> [EXERCISE] Go through the material below and report how many lines contain "matplotlib". Give only the number.

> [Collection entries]
>> Start
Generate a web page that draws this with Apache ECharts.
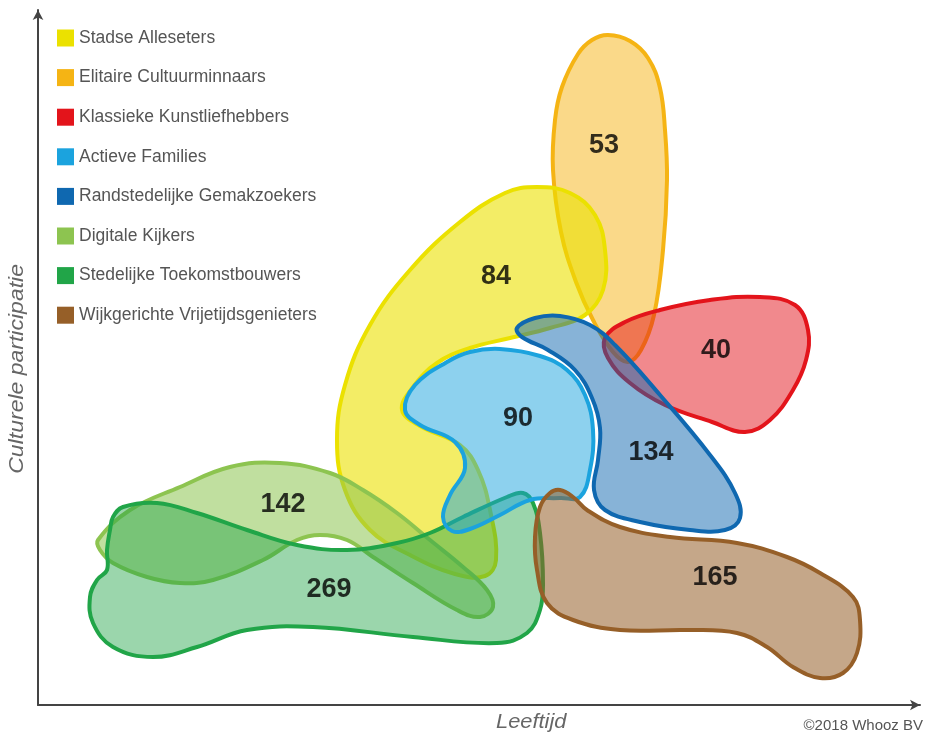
<!DOCTYPE html>
<html>
<head>
<meta charset="utf-8">
<script src="https://cdn.jsdelivr.net/npm/echarts@6/dist/echarts.min.js"></script>
<style>html,body{margin:0;padding:0;background:#fff;}#chart{width:925px;height:736px;}</style>
</head>
<body>
<div id="chart"></div>
<script>
// Legend order
var legendNames = ['Stadse Alleseters','Elitaire Cultuurminnaars','Klassieke Kunstliefhebbers','Actieve Families','Randstedelijke Gemakzoekers','Digitale Kijkers','Stedelijke Toekomstbouwers','Wijkgerichte Vrijetijdsgenieters'];
var legendColors = ['#EBE100','#F5B414','#E3141B','#1BA3DE','#0F68B0','#8DC450','#21A548','#965F28'];

// Segment sizes and label positions (x = age, y = cultural participation)
var counts = [84, 53, 40, 90, 134, 142, 269, 165];
var labelX = [45.8, 56.6, 67.8, 48.0, 61.3, 24.5, 29.1, 67.7];
var labelY = [42.8, 55.9, 35.4, 28.6, 25.2, 20.0, 11.5, 12.7];

// Outline of each segment cloud (x, y)
var stadseOutline = [[49.9,51.8],[53.2,51.2],[55.7,49.0],[56.7,45.5],[56.5,41.5],[54.7,39.0],[51.2,37.7],[47.2,36.7],[43.2,35.7],[39.9,34.2],[37.5,31.8],[36.4,29.5],[38.2,27.9],[42.2,26.0],[44.0,23.5],[45.2,19.5],[45.8,14.5],[44.7,12.9],[41.7,13.1],[37.2,15.0],[33.2,17.5],[30.7,21.5],[29.9,26.5],[30.7,32.0],[33.2,38.0],[37.2,43.5],[42.2,48.3],[46.7,51.2]];
var elitaireOutline = [[57.0,67.0],[59.2,66.4],[61.0,64.7],[62.2,61.7],[62.7,57.5],[62.9,52.5],[62.5,45.5],[61.6,39.0],[60.3,35.5],[59.0,34.3],[57.5,35.3],[55.5,38.5],[53.8,42.3],[52.3,47.3],[51.5,53.5],[51.7,58.5],[52.4,61.8],[54.0,65.1],[55.4,66.5]];
var klassiekeOutline = [[56.7,36.7],[58.7,38.3],[62.2,39.5],[67.2,40.5],[72.2,40.8],[75.7,40.0],[77.0,37.5],[76.8,34.5],[75.5,31.5],[73.2,28.5],[70.7,27.3],[67.4,28.3],[62.7,30.0],[59.2,32.2],[57.0,34.7]];
var actieveOutline = [[46.2,35.6],[50.2,34.9],[52.9,33.5],[54.7,31.0],[55.5,27.5],[55.2,23.5],[54.2,20.8],[52.2,20.7],[49.2,20.5],[46.2,19.0],[43.2,17.6],[41.4,17.4],[40.5,18.8],[41.2,21.0],[42.7,23.7],[41.7,26.3],[38.2,28.0],[36.7,29.5],[37.7,32.0],[40.9,34.3],[43.2,35.3]];
var randstedOutline = [[47.9,37.7],[49.7,38.7],[52.2,38.9],[55.2,38.0],[57.7,36.0],[62.2,31.0],[67.2,25.0],[69.7,21.2],[70.2,18.7],[68.7,17.5],[65.2,17.5],[60.2,18.3],[56.7,19.5],[55.6,21.5],[56.0,24.5],[56.2,27.7],[55.4,30.7],[53.7,33.5],[51.0,35.5],[48.4,36.8]];
var digitaleOutline = [[6.0,16.5],[9.2,19.5],[14.2,21.8],[19.2,23.8],[24.2,24.2],[29.2,23.2],[32.5,21.5],[35.9,19.2],[39.2,16.5],[42.5,13.8],[44.9,11.5],[45.5,9.8],[44.2,8.8],[41.9,9.5],[37.5,12.2],[33.5,14.8],[30.9,16.5],[28.2,17.0],[25.9,16.5],[22.5,14.5],[17.5,12.5],[14.2,12.2],[10.9,12.8],[7.5,14.2],[6.2,15.5]];
var stedelijkeOutline = [[7.5,18.8],[8.5,19.8],[11.9,20.2],[15.9,19.2],[20.9,17.5],[25.9,16.0],[30.9,15.5],[35.9,16.2],[39.2,17.2],[42.5,18.8],[46.9,20.8],[48.5,21.2],[49.5,20.2],[50.2,17.2],[50.5,12.2],[50.2,9.5],[48.9,7.2],[45.9,6.2],[37.5,6.8],[27.5,7.8],[20.9,7.5],[15.9,5.8],[11.5,4.8],[7.5,5.8],[5.5,8.2],[5.2,10.8],[5.9,12.5],[6.9,13.5],[6.9,15.5],[7.2,17.5]];
var wijkOutline = [[52.2,21.5],[53.5,20.8],[54.9,19.5],[58.2,17.8],[63.2,16.8],[69.9,16.2],[74.9,14.8],[78.2,13.2],[81.5,10.8],[82.2,8.5],[81.9,5.2],[80.5,3.2],[78.2,2.7],[75.5,3.8],[72.9,5.8],[69.9,7.2],[64.9,7.5],[58.2,7.5],[53.5,8.5],[50.9,10.2],[49.9,13.5],[49.7,16.8],[50.2,19.8],[51.2,21.2]];

var outlines = [stadseOutline, elitaireOutline, klassiekeOutline, actieveOutline, randstedOutline, digitaleOutline, stedelijkeOutline, wijkOutline];
var fillAlpha = [0.6, 0.5, 0.5, 0.5, 0.5, 0.55, 0.45, 0.55];
// drawing order (index into legend arrays)
var drawOrder = [1, 0, 5, 6, 3, 2, 4, 7];

function hexToRgba(hex, a) {
  var r = parseInt(hex.slice(1,3),16), g = parseInt(hex.slice(3,5),16), b = parseInt(hex.slice(5,7),16);
  return 'rgba(' + r + ',' + g + ',' + b + ',' + a + ')';
}

var FONT = 'Arial, "Liberation Sans", sans-serif';

var series = drawOrder.map(function (i) {
  var pts = outlines[i];
  return {
    type: 'custom',
    name: legendNames[i],
    coordinateSystem: 'cartesian2d',
    silent: true,
    itemStyle: { color: legendColors[i] },
    data: [[labelX[i], labelY[i]]],
    renderItem: function (params, api) {
      var p = pts.map(function (d) { return api.coord(d); });
      return {
        type: 'polygon',
        shape: { points: p, smooth: 0.4 },
        style: { fill: hexToRgba(legendColors[i], fillAlpha[i]), stroke: legendColors[i], lineWidth: 4, lineJoin: 'round' }
      };
    }
  };
});

series.push({
  type: 'scatter',
  name: 'labels',
  symbolSize: 0,
  silent: true,
  z: 10,
  data: counts.map(function (c, i) { return [labelX[i], labelY[i], c]; }),
  label: {
    show: true, position: 'inside',
    formatter: function (p) { return p.value[2]; },
    color: '#000', fontSize: 27, fontWeight: 'bold', fontFamily: FONT
  }
});

var chart = echarts.init(document.getElementById('chart'), null, { renderer: 'canvas' });
chart.setOption({
  animation: false,
  backgroundColor: '#fff',
  grid: { left: 38, top: 10, right: 5, bottom: 31 },
  xAxis: {
    type: 'value', min: 0, max: 88.2,
    axisLine: { show: true, lineStyle: { color: '#444', width: 2 }, symbol: ['none', 'arrow'], symbolSize: [8, 10] },
    axisTick: { show: false }, axisLabel: { show: false }, splitLine: { show: false }
  },
  yAxis: {
    type: 'value', min: 0, max: 69.5,
    axisLine: { show: true, lineStyle: { color: '#444', width: 2 }, symbol: ['none', 'arrow'], symbolSize: [8, 10] },
    axisTick: { show: false }, axisLabel: { show: false }, splitLine: { show: false }
  },
  legend: {
    orient: 'vertical', left: 57, top: 29, padding: 0,
    itemWidth: 17, itemHeight: 17, itemGap: 21.6, icon: 'rect',
    data: legendNames.map(function (n, i) { return { name: n, itemStyle: { color: legendColors[i] } }; }),
    textStyle: { color: '#555', fontSize: 17.5, fontFamily: FONT },
    selectedMode: false
  },
  graphic: [
    { type: 'text', left: 8, top: 264, rotation: Math.PI / 2, scaleX: 1.18, style: { text: 'Culturele participatie', font: 'italic 19.5px ' + FONT, fill: '#666' } },
    { type: 'text', left: 496, top: 713, scaleX: 1.12, style: { text: 'Leeftijd', font: 'italic 19.5px ' + FONT, fill: '#666' } },
    { type: 'text', right: 2, top: 718, style: { text: '©2018 Whooz BV', font: '15px ' + FONT, fill: '#555' } }
  ],
  series: series
});
</script>
</body>
</html>
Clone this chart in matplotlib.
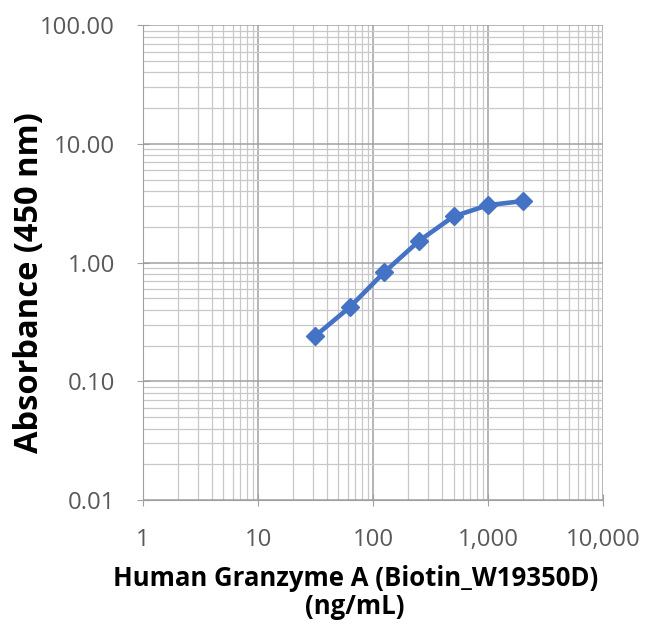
import matplotlib
matplotlib.use('Agg')
import matplotlib.pyplot as plt
from matplotlib.ticker import FixedLocator, LogLocator, NullFormatter

# Courbe standard ELISA
conc = [31.25, 62.5, 125, 250, 500, 1000, 2000]
absorb = [0.24, 0.42, 0.83, 1.52, 2.45, 3.05, 3.3]
x_ticks = [1, 10, 100, 1000, 10000]
x_labels = ["1", "10", "100", "1,000", "10,000"]
y_ticks = [0.01, 0.1, 1, 10, 100]
y_labels = ["0.01", "0.10", "1.00", "10.00", "100.00"]

plt.rcParams['font.family'] = ['Open Sans', 'DejaVu Sans']

fig = plt.figure(figsize=(6.5, 6.31), dpi=100)
ax = fig.add_axes([0.22, 0.2076, 0.708, 0.7524])

ax.plot(conc, absorb, color='#4472C4', lw=3.3, marker='D', ms=9, zorder=3)

ax.set_xscale('log'); ax.set_yscale('log')
ax.set_xlim(1, 10000); ax.set_ylim(0.01, 100)
ax.xaxis.set_major_locator(FixedLocator(x_ticks))
ax.set_xticklabels(x_labels)
ax.yaxis.set_major_locator(FixedLocator(y_ticks))
ax.set_yticklabels(y_labels)
ax.xaxis.set_minor_locator(LogLocator(base=10, subs=range(2, 10)))
ax.yaxis.set_minor_locator(LogLocator(base=10, subs=range(2, 10)))
ax.xaxis.set_minor_formatter(NullFormatter())
ax.yaxis.set_minor_formatter(NullFormatter())

ax.grid(True, which='major', color='#a0a0a0', lw=1.1)
ax.grid(True, which='minor', color='#c8c8c8', lw=0.9)
for s in ['top', 'right']:
    ax.spines[s].set_visible(False)
for s in ['left', 'bottom']:
    ax.spines[s].set_color('#a0a0a0')
ax.tick_params(which='major', direction='inout', length=8, color='#a0a0a0',
               labelsize=17.2, labelcolor='#595959')
ax.tick_params(axis='y', which='major', pad=16)
ax.tick_params(axis='x', which='major', pad=16)
ax.tick_params(which='minor', length=0)

ax.set_ylabel("Absorbance (450 nm)", fontsize=23.5, fontweight='bold', va='center')
ax.yaxis.set_label_coords(-0.246, 0.457)
ax.set_xlabel("Human Granzyme A (Biotin_W19350D)\n(ng/mL)", fontsize=18.5,
              fontweight='bold', linespacing=1.05, va='top')
ax.xaxis.set_label_coords(0.461, -0.136)

plt.savefig("out.png", dpi=100)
>> End
> [PROBLEM SOLUTION] 5